> **SHORT EXERCISE**: Each line from the line with "Emit a Python" to the line with "import seaborn as sns", inclusive, is to be repeated exactly; no other line and no picture belongs in the copy.

▬▬▬▬▬▬

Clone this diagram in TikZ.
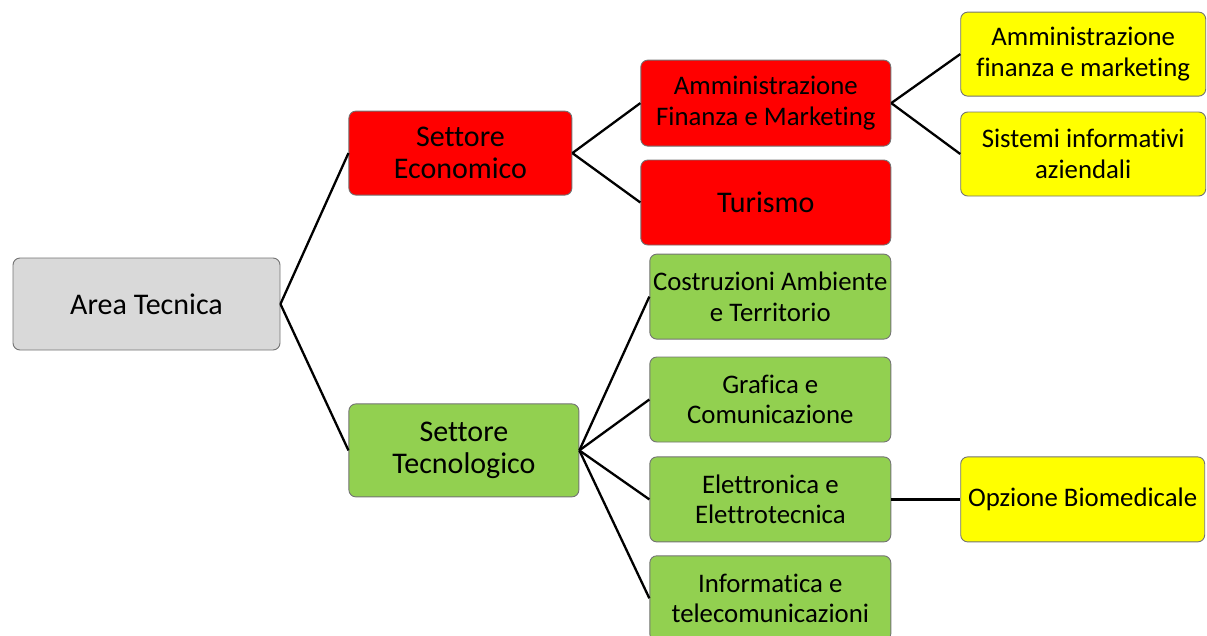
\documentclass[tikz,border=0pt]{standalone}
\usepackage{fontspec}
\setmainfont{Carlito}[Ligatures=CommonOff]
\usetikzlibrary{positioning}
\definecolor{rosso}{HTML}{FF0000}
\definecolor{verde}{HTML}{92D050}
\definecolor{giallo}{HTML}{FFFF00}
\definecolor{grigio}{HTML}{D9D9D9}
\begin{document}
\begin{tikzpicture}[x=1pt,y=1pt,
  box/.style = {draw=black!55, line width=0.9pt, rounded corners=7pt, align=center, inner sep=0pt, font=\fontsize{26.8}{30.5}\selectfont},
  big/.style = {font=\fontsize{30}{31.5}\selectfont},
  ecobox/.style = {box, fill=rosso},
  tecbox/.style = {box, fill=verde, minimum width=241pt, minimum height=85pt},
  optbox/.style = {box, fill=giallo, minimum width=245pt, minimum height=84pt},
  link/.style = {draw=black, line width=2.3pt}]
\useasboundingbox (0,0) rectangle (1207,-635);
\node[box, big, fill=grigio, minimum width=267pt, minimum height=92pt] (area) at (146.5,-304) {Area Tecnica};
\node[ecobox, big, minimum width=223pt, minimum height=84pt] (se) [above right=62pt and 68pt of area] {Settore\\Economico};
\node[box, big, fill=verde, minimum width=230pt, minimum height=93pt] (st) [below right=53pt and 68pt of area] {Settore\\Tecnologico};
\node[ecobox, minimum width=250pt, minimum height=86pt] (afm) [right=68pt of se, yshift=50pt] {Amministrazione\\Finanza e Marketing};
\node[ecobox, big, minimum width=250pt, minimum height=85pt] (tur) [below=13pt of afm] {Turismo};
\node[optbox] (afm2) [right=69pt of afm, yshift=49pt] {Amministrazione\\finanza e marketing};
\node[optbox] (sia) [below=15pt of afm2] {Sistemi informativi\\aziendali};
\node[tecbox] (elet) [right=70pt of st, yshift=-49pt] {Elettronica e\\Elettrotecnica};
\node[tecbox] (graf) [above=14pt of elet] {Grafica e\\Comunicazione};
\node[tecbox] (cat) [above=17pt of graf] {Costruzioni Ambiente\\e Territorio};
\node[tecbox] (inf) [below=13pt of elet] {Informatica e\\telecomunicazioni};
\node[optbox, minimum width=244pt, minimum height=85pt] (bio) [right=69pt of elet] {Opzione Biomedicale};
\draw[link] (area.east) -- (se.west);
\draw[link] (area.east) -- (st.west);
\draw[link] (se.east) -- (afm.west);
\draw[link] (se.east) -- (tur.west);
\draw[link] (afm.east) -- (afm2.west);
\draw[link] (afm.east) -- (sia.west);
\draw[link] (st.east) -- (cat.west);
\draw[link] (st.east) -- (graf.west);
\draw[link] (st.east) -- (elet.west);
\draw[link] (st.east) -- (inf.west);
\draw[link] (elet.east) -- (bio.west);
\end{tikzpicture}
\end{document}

▬▬▬▬▬▬

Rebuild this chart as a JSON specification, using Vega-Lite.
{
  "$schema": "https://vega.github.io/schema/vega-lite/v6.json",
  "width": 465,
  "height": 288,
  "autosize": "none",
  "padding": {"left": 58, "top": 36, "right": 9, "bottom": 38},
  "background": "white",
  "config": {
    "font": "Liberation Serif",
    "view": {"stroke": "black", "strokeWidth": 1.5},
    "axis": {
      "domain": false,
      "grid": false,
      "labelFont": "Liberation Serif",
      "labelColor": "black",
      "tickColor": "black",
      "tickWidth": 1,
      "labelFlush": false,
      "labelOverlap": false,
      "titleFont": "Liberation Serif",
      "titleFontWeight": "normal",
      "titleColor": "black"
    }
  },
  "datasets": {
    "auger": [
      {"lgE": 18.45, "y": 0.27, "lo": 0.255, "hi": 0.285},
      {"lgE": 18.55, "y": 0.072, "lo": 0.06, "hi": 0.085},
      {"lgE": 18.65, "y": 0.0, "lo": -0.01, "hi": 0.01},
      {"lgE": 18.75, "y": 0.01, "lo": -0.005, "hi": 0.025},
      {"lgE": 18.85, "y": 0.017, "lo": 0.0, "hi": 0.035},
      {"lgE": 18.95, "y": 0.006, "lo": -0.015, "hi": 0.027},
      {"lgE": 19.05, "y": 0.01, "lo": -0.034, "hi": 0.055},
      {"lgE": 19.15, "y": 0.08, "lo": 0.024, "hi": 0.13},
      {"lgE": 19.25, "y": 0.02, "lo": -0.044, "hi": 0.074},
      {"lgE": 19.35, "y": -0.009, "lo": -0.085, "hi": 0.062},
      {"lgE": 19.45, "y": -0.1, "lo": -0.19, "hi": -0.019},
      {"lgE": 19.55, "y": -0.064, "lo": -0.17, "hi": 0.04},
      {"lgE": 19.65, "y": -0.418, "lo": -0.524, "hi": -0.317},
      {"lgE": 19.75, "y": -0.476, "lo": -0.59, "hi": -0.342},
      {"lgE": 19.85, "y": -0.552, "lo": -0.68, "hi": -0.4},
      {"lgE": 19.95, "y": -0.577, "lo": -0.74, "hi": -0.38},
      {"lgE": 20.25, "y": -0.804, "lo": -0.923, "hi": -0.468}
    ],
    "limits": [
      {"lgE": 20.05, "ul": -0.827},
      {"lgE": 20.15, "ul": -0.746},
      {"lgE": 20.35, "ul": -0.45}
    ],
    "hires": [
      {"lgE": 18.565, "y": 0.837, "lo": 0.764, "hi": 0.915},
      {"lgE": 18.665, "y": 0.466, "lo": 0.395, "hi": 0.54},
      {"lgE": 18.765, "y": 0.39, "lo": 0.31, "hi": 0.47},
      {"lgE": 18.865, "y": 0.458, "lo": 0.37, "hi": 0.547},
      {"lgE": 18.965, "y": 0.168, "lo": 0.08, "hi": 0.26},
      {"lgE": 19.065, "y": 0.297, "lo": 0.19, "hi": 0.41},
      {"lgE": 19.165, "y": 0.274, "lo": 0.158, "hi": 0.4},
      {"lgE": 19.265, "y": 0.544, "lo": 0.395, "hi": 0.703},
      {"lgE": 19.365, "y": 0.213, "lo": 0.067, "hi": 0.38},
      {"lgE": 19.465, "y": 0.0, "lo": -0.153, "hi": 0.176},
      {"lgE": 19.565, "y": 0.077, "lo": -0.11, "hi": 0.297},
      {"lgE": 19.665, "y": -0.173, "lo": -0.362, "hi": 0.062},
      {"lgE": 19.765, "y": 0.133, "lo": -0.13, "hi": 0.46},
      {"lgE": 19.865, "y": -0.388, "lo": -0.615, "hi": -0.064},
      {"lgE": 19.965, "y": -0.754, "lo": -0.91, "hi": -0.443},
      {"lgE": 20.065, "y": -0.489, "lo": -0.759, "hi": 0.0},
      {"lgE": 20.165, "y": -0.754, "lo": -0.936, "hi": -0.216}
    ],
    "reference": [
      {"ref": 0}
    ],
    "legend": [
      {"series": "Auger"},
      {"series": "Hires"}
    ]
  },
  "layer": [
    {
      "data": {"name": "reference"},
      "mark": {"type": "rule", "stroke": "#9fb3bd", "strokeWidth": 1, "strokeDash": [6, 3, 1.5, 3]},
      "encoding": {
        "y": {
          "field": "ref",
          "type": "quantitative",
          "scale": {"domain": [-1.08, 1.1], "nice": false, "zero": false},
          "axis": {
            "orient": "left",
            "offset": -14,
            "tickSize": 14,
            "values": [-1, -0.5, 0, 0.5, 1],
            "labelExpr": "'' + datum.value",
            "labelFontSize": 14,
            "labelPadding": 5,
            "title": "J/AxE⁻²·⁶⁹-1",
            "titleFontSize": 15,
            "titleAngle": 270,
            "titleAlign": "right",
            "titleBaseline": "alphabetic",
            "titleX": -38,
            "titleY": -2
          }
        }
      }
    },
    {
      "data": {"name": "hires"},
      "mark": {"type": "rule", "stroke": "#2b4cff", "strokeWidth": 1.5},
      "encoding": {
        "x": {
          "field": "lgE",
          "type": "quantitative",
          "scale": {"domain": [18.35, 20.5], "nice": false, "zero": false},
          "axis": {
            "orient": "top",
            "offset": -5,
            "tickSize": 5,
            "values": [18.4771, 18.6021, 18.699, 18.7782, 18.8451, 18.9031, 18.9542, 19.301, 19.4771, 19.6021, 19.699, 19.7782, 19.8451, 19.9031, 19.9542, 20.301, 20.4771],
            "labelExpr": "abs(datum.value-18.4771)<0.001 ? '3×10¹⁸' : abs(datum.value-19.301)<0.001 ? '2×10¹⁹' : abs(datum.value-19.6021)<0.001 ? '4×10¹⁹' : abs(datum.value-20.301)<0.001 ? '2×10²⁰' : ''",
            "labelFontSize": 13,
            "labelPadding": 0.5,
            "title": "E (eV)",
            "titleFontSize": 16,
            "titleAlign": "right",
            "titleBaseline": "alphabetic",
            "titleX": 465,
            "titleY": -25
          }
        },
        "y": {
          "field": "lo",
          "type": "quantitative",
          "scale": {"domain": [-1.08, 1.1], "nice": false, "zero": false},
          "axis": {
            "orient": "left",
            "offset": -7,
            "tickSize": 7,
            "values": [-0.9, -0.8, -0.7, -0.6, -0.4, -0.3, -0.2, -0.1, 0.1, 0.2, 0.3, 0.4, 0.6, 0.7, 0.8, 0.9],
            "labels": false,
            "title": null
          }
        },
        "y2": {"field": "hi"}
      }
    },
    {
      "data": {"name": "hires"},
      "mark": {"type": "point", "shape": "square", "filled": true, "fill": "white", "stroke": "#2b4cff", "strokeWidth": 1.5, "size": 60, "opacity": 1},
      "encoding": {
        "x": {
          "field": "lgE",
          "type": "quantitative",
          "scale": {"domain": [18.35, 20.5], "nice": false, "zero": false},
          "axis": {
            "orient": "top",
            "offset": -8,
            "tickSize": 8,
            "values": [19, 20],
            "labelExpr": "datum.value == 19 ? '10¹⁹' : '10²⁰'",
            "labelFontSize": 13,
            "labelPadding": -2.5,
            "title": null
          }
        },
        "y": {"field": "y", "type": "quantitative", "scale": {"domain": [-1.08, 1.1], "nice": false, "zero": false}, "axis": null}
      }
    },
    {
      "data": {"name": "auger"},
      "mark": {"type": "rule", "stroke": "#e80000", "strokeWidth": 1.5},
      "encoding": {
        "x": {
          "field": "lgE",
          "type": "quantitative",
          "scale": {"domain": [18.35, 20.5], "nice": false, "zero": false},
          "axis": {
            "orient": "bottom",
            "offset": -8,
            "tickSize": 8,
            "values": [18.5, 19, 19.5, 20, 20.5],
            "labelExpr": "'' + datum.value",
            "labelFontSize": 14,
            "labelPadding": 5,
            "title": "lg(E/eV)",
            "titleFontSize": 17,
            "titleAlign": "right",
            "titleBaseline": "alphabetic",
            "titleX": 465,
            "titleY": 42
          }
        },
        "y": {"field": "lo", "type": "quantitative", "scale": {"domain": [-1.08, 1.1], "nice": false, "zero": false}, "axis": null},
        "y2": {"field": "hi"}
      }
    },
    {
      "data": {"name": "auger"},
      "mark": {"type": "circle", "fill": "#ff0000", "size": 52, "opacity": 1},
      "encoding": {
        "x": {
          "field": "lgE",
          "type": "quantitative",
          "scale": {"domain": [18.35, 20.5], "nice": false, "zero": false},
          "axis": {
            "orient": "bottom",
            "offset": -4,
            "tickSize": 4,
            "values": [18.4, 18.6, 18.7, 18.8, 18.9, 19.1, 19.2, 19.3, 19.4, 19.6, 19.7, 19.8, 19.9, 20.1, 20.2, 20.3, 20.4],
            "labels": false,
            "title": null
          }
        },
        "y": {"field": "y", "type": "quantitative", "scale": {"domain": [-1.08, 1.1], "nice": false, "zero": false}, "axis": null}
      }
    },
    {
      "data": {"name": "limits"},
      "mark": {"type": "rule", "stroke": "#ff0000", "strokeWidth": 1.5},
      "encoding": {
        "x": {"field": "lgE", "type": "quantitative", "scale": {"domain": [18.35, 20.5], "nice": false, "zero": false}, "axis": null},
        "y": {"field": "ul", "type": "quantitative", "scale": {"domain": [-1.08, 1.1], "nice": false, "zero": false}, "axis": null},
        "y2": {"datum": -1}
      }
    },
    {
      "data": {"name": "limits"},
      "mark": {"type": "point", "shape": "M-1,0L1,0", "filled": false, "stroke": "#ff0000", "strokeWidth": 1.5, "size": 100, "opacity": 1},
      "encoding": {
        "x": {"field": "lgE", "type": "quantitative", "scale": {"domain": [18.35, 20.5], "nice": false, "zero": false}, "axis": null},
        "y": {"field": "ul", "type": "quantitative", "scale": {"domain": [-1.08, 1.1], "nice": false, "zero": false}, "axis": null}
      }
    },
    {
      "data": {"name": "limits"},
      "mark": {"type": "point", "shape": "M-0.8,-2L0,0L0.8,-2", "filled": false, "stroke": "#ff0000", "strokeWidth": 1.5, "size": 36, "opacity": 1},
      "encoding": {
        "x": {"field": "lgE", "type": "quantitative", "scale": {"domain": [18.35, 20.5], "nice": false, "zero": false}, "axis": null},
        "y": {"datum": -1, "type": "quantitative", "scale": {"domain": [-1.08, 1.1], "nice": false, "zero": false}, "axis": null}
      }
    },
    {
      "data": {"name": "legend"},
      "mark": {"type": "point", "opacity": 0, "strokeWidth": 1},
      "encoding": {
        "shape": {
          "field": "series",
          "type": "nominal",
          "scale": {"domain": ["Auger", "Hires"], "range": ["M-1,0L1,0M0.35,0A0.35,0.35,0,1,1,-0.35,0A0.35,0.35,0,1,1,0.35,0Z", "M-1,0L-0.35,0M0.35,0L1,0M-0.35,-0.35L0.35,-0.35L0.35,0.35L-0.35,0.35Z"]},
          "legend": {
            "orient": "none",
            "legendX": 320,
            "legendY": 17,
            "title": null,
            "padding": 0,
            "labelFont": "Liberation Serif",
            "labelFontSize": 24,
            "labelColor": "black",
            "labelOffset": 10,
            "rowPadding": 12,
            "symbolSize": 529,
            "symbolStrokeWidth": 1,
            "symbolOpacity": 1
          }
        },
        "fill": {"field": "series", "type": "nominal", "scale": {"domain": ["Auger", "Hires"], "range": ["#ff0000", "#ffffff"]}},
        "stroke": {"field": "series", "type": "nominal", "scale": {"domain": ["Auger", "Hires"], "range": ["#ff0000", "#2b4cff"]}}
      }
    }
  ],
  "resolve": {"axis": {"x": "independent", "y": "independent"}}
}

▬▬▬▬▬▬

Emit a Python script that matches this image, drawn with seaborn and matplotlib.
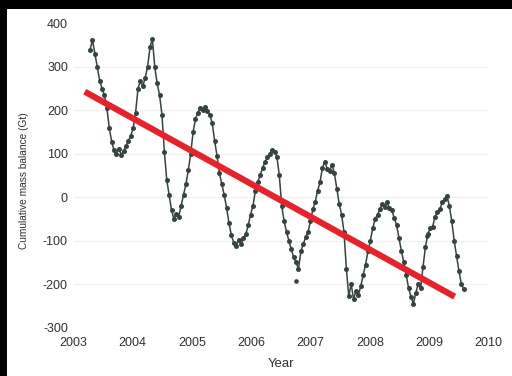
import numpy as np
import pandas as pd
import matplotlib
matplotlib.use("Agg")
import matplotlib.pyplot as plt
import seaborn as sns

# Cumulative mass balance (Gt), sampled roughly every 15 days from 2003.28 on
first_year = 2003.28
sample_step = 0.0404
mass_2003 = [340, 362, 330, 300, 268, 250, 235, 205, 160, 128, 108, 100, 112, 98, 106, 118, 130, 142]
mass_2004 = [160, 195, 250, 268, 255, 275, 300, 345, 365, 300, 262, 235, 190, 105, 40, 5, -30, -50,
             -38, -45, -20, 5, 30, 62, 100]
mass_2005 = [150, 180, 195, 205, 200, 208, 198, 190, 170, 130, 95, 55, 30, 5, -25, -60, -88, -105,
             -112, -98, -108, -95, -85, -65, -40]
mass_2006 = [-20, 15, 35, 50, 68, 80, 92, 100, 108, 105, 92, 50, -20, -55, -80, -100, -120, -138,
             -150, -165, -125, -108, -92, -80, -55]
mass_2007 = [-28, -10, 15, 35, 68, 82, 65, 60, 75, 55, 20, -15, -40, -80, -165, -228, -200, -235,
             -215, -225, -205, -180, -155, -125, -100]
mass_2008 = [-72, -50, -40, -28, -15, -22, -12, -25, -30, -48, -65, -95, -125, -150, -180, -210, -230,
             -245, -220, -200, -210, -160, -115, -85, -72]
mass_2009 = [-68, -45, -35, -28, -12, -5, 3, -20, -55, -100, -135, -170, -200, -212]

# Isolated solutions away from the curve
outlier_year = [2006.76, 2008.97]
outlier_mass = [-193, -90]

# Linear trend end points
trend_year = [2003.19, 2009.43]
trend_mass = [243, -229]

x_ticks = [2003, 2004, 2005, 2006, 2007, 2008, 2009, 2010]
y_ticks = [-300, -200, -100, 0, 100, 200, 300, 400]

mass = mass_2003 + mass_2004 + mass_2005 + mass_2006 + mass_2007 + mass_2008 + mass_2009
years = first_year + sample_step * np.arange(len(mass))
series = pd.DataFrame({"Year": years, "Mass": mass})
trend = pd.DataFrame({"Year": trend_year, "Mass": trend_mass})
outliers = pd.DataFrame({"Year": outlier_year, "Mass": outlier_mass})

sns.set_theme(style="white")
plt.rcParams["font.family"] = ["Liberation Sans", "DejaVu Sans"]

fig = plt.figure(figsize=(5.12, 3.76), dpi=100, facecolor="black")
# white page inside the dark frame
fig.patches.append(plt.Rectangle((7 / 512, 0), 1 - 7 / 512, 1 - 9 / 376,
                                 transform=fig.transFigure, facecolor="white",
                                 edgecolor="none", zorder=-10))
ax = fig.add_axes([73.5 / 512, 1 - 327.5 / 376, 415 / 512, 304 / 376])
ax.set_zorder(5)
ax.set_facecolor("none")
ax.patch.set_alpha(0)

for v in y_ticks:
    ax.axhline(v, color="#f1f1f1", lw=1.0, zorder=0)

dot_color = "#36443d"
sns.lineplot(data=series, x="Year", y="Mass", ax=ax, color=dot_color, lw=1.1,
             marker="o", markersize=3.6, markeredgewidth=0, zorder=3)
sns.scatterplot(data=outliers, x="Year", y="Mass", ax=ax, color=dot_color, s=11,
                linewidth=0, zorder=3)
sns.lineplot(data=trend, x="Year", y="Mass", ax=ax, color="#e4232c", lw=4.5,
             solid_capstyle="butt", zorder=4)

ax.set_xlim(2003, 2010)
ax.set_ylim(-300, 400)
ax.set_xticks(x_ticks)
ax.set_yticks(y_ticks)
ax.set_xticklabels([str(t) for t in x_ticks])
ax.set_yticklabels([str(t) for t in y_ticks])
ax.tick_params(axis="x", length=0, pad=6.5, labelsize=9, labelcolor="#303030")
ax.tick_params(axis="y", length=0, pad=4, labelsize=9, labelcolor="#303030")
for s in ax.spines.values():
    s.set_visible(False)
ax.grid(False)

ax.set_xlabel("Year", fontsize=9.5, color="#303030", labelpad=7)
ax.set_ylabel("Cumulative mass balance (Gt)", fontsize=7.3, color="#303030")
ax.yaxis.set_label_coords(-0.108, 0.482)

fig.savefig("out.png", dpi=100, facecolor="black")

▬▬▬▬▬▬

> **EXPECTED ANSWER**:
Emit a Python script that matches this image, drawn with seaborn and matplotlib.
import numpy as np
import pandas as pd
import matplotlib
matplotlib.use("Agg")
import matplotlib.pyplot as plt
import seaborn as sns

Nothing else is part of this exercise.